Look, a rookie playing for the Spurs is meant to do three things – not screw up, defer to the big three and work your butt off when you play, or else you won’t. DeJuan Blair did that last year, now he starts for them. James Anderson is in a situation where he legitimately could the their two guard of the future, so the chance is there for him if he wants it. Opening night, 10 points on 4-8 shooting in 27 minutes with 1 steal and 1 rebound maybe got him a pass. Actually, if Pop leaves you out there for 27 minutes on your NBA debut you must be doing something right. Only 11 minutes logged in his second game, but that was enough time for him to shoot 1-4 on his way to 5 points. He also had a block, assist and rebound, so maybe that “working your butt off” thing is setting in, kinda.
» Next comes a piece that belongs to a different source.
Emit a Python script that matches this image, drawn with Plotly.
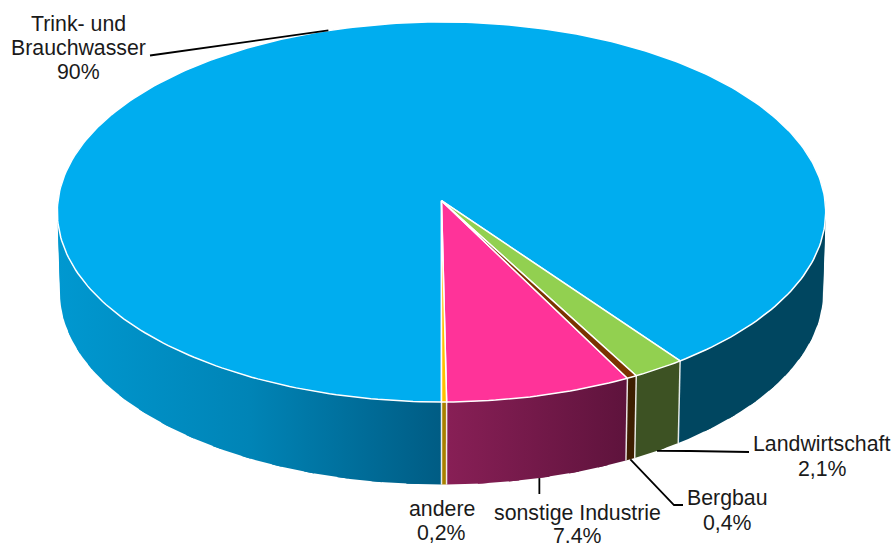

I like Anderson on this roster a lot more than I would any other, and when it’s said and done I expect him to have a good rookie season while seeing playoff basketball. I give him a C+, I think that’s fair.
Before I Go…
LeBron has said that if he had the chance to, he’d change the way “The Decision” went down. Erm, your about 3 months too late there. You think that by saying that all will be forgiven? You think that by owning up to your mistake we’ll yank the knives out of our backs that you left there and call a truce? Never. Simple as. Come out and say that yes, you did indeed tank in the Boston series, that yes you took the cowardly way out by leaving, that you cost us any potential free agents by not committing to us over the last three years. Come out and say those things next, and maybe, just maybe, people somewhere across America will start to forgive. People in Ohio though? Forget about it.
DeLonte West v Von Wafer was probably a better fight than Brock Lesnar v Cain Velasquez.
Thoughts and prayers go out to Maurice Lucas’ family and loved ones, it’s sad to lose a loved one, and at 58 he was still a young man. Lucas was a star for Portland when they won their NBA Championship, was a star in college with Marquette and obviously a star amongst teammates, as Bill Walton named his son Luke after him.